Поскольку изначально носительницей сущего была единичная душа (и только в «Тимее» — мировая), то, соответственно, только единичная душа может обеспечить вечное движение и уравновесить противонаправленные силы, и поэтому как раз в «Федре» мы находим ее только как душу единичного человека, и в «Законах» движение тоже удостоверяется сперва в душе единичного, прежде чем речь в них заходит о мировой душе. Платоновское учение о душе неправильно сводить ни к Алкмеону, ни к Пифагору, ни к Гераклиту, ибо для них душа как рneuma была движимой самою собой душой мира, тогда как у Платона она охватывает только объем коллективного сингуляриса. Как древний грек, Платон отталкивается не от вселенной и не оставляет человеческое в лучах неопределенной и несамостоятельной эманации единственного всеобщего, а полагает душу, равно как и меру идеи, в качестве человеческого центра, для которого круг эманации и утверждение во вселенной означают лишь сопряжение с космосом. Лишь с того момента, когда человеческий центр вновь обретает устойчивость прекрасной меры, «всякая душа властвует надо всем неодушевленным, распространяется по всему небу, принимая то один образ, то другой, и образует центр мироздания, пронизывает его внутри и окутывает снаружи, так, чтобы оно было целиком охвачено вечным движением».[207]

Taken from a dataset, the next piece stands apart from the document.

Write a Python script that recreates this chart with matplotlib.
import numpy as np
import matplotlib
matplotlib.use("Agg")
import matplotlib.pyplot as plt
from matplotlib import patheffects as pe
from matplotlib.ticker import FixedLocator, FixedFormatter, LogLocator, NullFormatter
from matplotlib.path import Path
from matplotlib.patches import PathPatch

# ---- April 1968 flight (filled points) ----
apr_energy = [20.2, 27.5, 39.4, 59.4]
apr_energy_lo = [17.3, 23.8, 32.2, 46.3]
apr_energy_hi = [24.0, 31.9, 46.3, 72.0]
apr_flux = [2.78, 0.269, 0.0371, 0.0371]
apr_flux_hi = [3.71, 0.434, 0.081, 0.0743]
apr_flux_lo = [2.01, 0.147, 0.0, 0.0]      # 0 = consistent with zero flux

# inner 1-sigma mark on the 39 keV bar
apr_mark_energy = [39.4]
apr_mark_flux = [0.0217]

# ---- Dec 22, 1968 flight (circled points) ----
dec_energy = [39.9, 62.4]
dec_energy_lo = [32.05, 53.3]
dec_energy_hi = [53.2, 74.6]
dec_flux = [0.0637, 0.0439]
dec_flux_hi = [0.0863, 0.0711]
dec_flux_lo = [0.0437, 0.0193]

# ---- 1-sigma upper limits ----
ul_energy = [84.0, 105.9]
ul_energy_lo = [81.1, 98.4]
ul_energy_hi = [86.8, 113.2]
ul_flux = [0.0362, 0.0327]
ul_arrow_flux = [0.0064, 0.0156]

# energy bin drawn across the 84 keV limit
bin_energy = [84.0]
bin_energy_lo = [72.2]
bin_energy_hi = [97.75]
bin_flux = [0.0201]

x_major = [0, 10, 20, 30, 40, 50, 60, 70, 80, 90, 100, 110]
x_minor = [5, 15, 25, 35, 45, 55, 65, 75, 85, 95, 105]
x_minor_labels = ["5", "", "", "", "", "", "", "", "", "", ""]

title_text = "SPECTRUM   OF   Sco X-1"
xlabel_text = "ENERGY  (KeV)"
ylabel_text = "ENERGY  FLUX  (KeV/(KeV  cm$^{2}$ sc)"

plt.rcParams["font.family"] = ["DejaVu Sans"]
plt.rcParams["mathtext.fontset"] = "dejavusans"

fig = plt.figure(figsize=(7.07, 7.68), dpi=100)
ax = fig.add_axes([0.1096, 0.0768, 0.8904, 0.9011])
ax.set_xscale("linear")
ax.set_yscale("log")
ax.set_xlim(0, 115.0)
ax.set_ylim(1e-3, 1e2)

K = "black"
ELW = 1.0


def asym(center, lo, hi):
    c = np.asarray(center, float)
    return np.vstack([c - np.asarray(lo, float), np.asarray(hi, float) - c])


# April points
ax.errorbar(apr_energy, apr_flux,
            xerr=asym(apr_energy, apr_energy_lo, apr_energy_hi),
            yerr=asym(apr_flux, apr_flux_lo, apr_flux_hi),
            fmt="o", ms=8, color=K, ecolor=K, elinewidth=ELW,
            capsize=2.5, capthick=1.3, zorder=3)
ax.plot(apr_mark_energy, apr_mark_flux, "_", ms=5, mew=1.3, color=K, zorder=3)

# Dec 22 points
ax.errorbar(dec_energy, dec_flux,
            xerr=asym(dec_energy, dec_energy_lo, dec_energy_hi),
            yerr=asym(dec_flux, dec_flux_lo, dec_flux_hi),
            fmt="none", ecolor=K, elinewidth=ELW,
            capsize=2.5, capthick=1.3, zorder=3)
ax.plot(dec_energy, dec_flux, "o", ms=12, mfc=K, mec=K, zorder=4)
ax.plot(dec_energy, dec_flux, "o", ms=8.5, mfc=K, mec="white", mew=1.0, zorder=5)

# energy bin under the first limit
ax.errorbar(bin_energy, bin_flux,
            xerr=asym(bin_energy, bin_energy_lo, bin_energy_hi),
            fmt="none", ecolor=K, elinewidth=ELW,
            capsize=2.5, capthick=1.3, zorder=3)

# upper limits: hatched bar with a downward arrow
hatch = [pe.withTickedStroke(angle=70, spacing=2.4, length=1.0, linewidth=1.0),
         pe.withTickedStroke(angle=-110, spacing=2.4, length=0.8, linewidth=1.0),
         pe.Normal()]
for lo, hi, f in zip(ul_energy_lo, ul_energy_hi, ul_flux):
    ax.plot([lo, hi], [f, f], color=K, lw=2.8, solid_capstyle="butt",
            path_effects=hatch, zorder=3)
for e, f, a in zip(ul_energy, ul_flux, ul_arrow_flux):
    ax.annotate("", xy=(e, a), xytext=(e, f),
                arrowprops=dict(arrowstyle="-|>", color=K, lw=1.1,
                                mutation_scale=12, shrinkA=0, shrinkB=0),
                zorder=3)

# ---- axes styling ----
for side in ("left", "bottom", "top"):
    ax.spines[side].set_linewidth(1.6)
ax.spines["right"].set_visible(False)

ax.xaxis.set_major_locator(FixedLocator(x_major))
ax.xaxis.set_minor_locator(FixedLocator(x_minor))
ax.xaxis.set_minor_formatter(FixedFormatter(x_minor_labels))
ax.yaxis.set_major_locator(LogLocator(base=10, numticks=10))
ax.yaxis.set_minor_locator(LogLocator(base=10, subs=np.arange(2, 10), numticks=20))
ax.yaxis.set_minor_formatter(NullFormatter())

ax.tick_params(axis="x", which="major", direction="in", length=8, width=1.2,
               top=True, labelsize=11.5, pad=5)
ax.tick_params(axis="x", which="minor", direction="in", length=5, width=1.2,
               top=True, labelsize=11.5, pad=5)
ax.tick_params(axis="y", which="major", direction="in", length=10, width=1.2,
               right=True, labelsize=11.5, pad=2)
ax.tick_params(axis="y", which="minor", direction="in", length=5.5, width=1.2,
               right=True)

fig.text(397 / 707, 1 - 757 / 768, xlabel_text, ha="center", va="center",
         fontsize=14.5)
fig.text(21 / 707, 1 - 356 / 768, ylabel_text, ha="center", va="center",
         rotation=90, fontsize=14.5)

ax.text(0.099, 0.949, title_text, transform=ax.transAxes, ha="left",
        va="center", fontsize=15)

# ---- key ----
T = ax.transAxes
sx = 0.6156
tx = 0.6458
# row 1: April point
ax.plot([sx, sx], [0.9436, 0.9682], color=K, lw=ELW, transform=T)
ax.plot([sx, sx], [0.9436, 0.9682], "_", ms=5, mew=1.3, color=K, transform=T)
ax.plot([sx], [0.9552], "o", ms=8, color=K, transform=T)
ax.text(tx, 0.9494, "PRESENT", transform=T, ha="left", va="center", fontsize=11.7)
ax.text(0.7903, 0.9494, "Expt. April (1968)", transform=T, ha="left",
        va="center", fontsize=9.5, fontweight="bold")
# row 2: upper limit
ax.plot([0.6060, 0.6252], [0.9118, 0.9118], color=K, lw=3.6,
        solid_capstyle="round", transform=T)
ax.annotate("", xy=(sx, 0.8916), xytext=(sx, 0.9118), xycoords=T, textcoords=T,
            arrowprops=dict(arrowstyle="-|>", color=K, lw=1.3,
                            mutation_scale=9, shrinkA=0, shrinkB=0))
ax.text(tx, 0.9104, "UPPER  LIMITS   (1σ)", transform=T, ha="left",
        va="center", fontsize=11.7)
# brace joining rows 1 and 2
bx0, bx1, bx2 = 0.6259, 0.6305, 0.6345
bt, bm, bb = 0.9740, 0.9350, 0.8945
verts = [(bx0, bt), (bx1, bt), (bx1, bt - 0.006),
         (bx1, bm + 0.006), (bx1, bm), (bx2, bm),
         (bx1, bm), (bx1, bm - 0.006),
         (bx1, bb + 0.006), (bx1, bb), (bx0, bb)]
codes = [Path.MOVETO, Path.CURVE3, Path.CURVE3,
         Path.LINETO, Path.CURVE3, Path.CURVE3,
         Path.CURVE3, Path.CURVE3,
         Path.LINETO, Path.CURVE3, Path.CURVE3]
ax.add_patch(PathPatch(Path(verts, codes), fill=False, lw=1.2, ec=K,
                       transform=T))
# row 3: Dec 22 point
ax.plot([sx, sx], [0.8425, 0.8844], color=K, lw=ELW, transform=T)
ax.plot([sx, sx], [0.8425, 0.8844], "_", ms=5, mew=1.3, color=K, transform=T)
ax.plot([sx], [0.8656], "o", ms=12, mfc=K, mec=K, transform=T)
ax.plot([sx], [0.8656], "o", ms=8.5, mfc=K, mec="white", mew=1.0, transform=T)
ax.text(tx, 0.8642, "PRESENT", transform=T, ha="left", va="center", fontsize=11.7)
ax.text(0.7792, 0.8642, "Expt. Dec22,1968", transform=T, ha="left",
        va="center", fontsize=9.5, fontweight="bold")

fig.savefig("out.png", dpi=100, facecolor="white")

Для эроса характерно (и этим подтверждается наше толкование), что в нем не прорастает вера в бессмертие, поскольку он лишь поддерживает культ, но не является ни его центром, ни предметом. Эрос, для которого жизнь пробивается только в умирании и чей только-только сорванный плод уже выглядит усохшим и сморщенным, вечный охотник за прекрасным, преследующий благородную дичь, но никогда ее не настигающий, а лишь в упоении рыщущий по ее следу, увядающий в самом цвету и вновь и вновь возрождающийся уже с предчувствием смерти, он не может обрести веру в бессмертие; лишь его телесные дети гарантируют ему, что его нить нигде не обрывается, хотя в новом полотне ее уже невозможно распознать:

Ведь таким же образом сохраняется и все смертное: в отличие от божественного оно не остается всегда одним и тем же, но, устаревая и уходя, оставляет новое свое подобие. Вот каким способом, Сократ, приобщается к бессмертию смертное — и тело, и все остальное; а другого способа нет.[208]

И в своем последнем восхождении к бестелесному прекрасному эрос тоже хочет лишь привязать его к телу и потому может — стараясь скорее для тела, чем для души, — добиться сохранения телесных элементов также и в смене поколений, но не сохранения души, в момент смерти отворачивающейся от тела.

* * *

Изначально вера в бессмертие души была, по всей видимости, чужда греческой религии, поскольку разрыв между богом и человеком («одно — род человеческий, совсем другое — род богов») запрещал возвышать внутренний мир человека и придавать ему сущностное сходство с богами. На Островах Блаженных бессмертие гарантировалось телу, а не душе, к тому же они, как и столь же распространенное представление о бессмертной участи героев, относились скорее к разряду чудесного. Только в дионисийском культе впервые появляется мысль о бессмертии души, в экстазе отрывающейся от тела, и мысль эта в уже готовом, разработанном виде вошла в орфические таинства. Но в то время как культ Диониса не может обойтись без тела и связывает мысль о бессмертии со странствиями души по лестнице все новых и новых животных тел, для орфиков такой отрыв уже не представляется трудным, поскольку им знакомо царство вечно свободных, живущих божественной жизнью душ.